Medicines sector responds to Government 'no-deal' stockpiling plea
... but papers 'not a reality as we still don't know what's going to happen'
Pragmatic advice meshed with the ongoing sense of concern in Cambridge’s medicines sector as the government published its no-deal Brexit papers today.
The government has published 24 out of 80 papers outlining arrangements for sectors including financial services and medicines were the UK to leave the EU with no withdrawl agreement next March.
The treatise on medicines says the government will ensure the UK “has an additional six weeks’ supply of medicines in case imports from the EU through certain routes are affected”.
Cambridgeshire Euro MP Alex Mayer said of today’s ‘no deal’ Brexit risk assessments: “So now we have it in black and white, a plea from the Government for drug companies to stockpile medicines. No one who voted for Brexit voted for that!
“Each industry will face their own Brexit problems. From organic farmers who will have to wait nine months for new organic certification recognised by the EU, to having to change the health warning photos on cigarette packages because the EU own the copyright.
“There’s mountains more red tape with instructions for businesses about extra paperwork at borders.
“Meanwhile the cost of credit card payments between the UK and EU will go up.
“These papers confirm that a no-deal Brexit is not a credible option for Britain and must be opposed.”

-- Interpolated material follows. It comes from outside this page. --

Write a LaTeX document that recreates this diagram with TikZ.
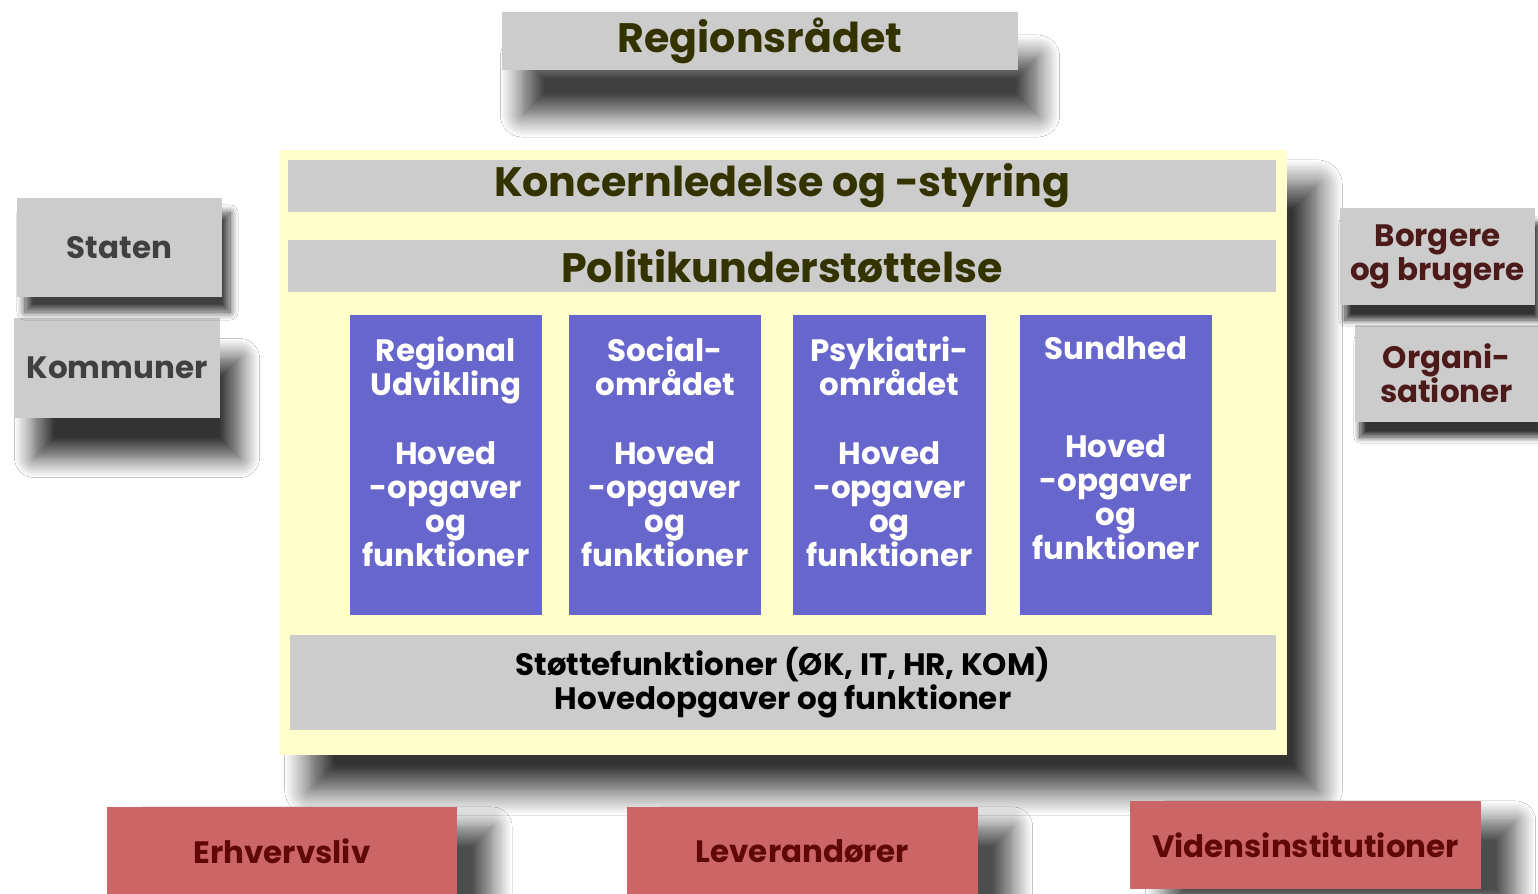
\documentclass[tikz,border=0pt]{standalone}
\usepackage{fontspec}
\setmainfont{Poppins}
\usetikzlibrary{shadows.blur}

\definecolor{felt}{RGB}{204,204,204}
\definecolor{gul}{RGB}{255,255,204}
\definecolor{blaa}{RGB}{102,102,204}
\definecolor{roed}{RGB}{204,102,102}
\definecolor{oliven}{RGB}{51,51,0}
\definecolor{moerkgraa}{RGB}{64,64,64}
\definecolor{brun}{RGB}{77,26,26}
\definecolor{vinroed}{RGB}{96,8,8}

\newcommand{\tettlinjer}{\lineskiplimit=-100pt\relax}

\tikzset{
	kasse/.style={inner sep=0pt, align=center, font={\bfseries\fontsize{8.8}{9.7}\selectfont\tettlinjer}},
	graafelt/.style={kasse, fill=felt},
	overskrift/.style={graafelt, text=oliven, font={\bfseries\fontsize{11.7}{12}\selectfont}},
	omraade/.style={kasse, fill=blaa, minimum width=1.92cm, minimum height=3.00cm},
	omrtekst/.style={kasse, text=white, anchor=north},
	aktoer/.style={kasse, fill=roed, text=vinroed, minimum width=3.50cm, minimum height=0.88cm,
		blur shadow={shadow xshift=0.35cm, shadow yshift=-0.2cm, shadow blur radius=0.2cm, shadow blur steps=14, shadow opacity=70}},
	skygge/.style n args={4}{blur shadow={shadow xshift=#1, shadow yshift=#2, shadow blur radius=#3, shadow blur steps=14, shadow opacity=#4}},
}

\begin{document}
\begin{tikzpicture}[x=0.01cm, y=-0.01cm]
	\useasboundingbox[fill=white] (0,0) rectangle (1538,894);

	% top
	\node[overskrift, minimum width=5.15cm, minimum height=0.58cm, skygge={0.2cm}{-0.45cm}{0.22cm}{75}] (region) at (760,41) {Regionsrådet};

	% yellow frame
	\node[fill=gul, minimum width=10.07cm, minimum height=6.05cm, skygge={0.3cm}{-0.35cm}{0.25cm}{80}] (ramme) at (783.5,452.5) {};

	\node[overskrift, minimum width=9.88cm, minimum height=0.52cm] (koncern) at (782,186) {Koncernledelse og -styring};
	\node[overskrift, minimum width=9.88cm, minimum height=0.52cm] (politik) at (782,266) {Politikunderstøttelse};

	% the four areas
	\node[omraade] (regional) at (446,465) {};
	\node[omraade] (social) at (665,465) {};
	\node[omraade] (psyk) at (889.5,465) {};
	\node[omraade] (sundhed) at (1116,465) {};

	\node[omrtekst] (regionalt) at ([yshift=-0.22cm]regional.north) {Regional\\Udvikling\\[9.7pt]Hoved\\-opgaver\\og\\funktioner};
	\node[omrtekst] (socialt) at ([yshift=-0.22cm]social.north) {Social-\\området\\[9.7pt]Hoved\\-opgaver\\og\\funktioner};
	\node[omrtekst] (psykt) at ([yshift=-0.22cm]psyk.north) {Psykiatri-\\området\\[9.7pt]Hoved\\-opgaver\\og\\funktioner};
	\node[omrtekst] (sundhedt) at ([yshift=-0.22cm]sundhed.north) {Sundhed\\[18pt]Hoved\\-opgaver\\og\\funktioner};

	\node[graafelt, text=black, minimum width=9.86cm, minimum height=0.95cm] (stoette) at (783,682.5) {Støttefunktioner (ØK, IT, HR, KOM)\\Hovedopgaver og funktioner};

	% left
	\node[graafelt, text=moerkgraa, minimum width=2.05cm, minimum height=0.99cm, skygge={0.2cm}{-0.4cm}{0.2cm}{80}] (kommuner) at (117,368) {Kommuner};
	\node[graafelt, text=moerkgraa, minimum width=2.05cm, minimum height=0.99cm, skygge={0.08cm}{-0.15cm}{0.08cm}{75}] (staten) at (119.5,247.5) {Staten};

	% right
	\node[graafelt, text=brun, minimum width=1.83cm, minimum height=0.97cm, skygge={0.05cm}{-0.15cm}{0.06cm}{80}] (organ) at (1446.5,373.5) {Organi-\\sationer};
	\node[graafelt, text=brun, minimum width=1.95cm, minimum height=0.97cm, skygge={0.05cm}{-0.15cm}{0.06cm}{80}] (borgere) at (1437.5,256.5) {Borgere\\og brugere};

	% bottom
	\node[aktoer] (erhverv) at (282,851) {Erhvervsliv};
	\node[aktoer] (leverand) at (802.5,851) {Leverandører};
	\node[aktoer] (viden) at (1305.5,845) {Vidensinstitutioner};

\end{tikzpicture}
\end{document}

At Diamond Pharma Services the papers invoked an immediate response.
“We all spent lunchtime reading them,” said technical director Antony Appleyard. “Everyone is still hoping that there is a deal as there is so much interconnectivity in medicines regulations. The hope is that we can find some mutual recognition and pragmatic middle ground.
“The EMA [the European Medicines Agency, which relocated from London to Amsterdam post-referendum] has already set out its no-deal terms. Firms will have to have all their approvals within the EU after Brexit, but this is the first time the government has responded to that no-deal scenario and in reality there’s nothing as far as I can see that is entirely a shock, it’s a logical response.
“It’s just that they’re not a reality as we don’t know what’s going to happen.”
Diamond has broken the issues raised in the papers into two parts.
“The first is the actual supply issue,” said Antony. “There have been several reports in the media stating that some major pharmaceutical companies are taking the need for regional stockpiling seriously. In addition the needs for duplicating batch release testing and certification has also been taken into consideration by large pharmaceutical firms. Although these steps might not be needed if a sector deal is reached, the risk of drug shortages is still very real in a no-deal scenario.
“The second part addresses the flow of regulatory submissions which would be carried out in the event of a no deal. The shared portals which we use at the moment we would no longer have access to, so firms will be seeking equivalence. In terms of a regulatory pathway a number of approvals for major drugs are approved centrally, through the EMA, and we won’t be part of the EMA so we have to have our own registration process. We have some mechanism for that for some drugs but not all, so we would be converting centrally authorised products (CAP) to UK marketing authorisations. It is possible to do that as we’re working to the same standards, but it’s a lot of procedural work.
“The steps suggested are reasonable and could have been predicted, but they still require much more practical detail to enable companies to be ready for all scenarios.”
The timescale of the procedural work is an unknown: how long would this process take? It could be weeks or months, varying on a drug-by-drug basis.
Mats Persson, EY’s UK Brexit strategy leader and former adviser to 10 Downing Street, said of the ‘no-deal’ Brexit guidance: “The steps announced today will help reduce some friction in the event of a ‘no-deal’ scenario, mostly for companies that import to the UK. In particular, the pharmaceutical sector will be relieved to see a unilateral recognition of EU testing and authorisation, reducing the need for costly duplications in the short-term, which could have cost some companies millions of pounds. Allowing for VAT to be dealt with in VAT returns rather than to be paid at the border will reduce cash flow impacts, particularly for smaller firms; and a selective approach to customs checks will help reduce the risk of delays and costs at the border.
“While welcome, these notes can only cover some of the impact businesses face in a ‘No-deal’ scenario and of course only cover the UK side. UK customs waving through a shipment will have limited effect if that shipment is stopped on the EU side and there are delays on that side. The Government is right to challenge the EU to reciprocate some of these arrangements to avoid the most damaging friction, not least for EU-based firms, should a deal not happen.”
“Fundamentally, no amount of ‘no-deal’ planning can fully mitigate the effects of falling back on WTO rules in March next year.”
Darren Bear, from Grant Thornton’s Cambridge office, said: “There is increasing talk of ‘no-deal’ as a likely outcome. This scenario would have the biggest impact and provide businesses with the least time to prepare. There would be no transition period and the UK would start trading on World Trade Organisation terms straight away. The uncertainty and complexity of Brexit can make it difficult for businesses to plan ahead but they must narrow uncertainty and prepare for the future, whatever that holds.”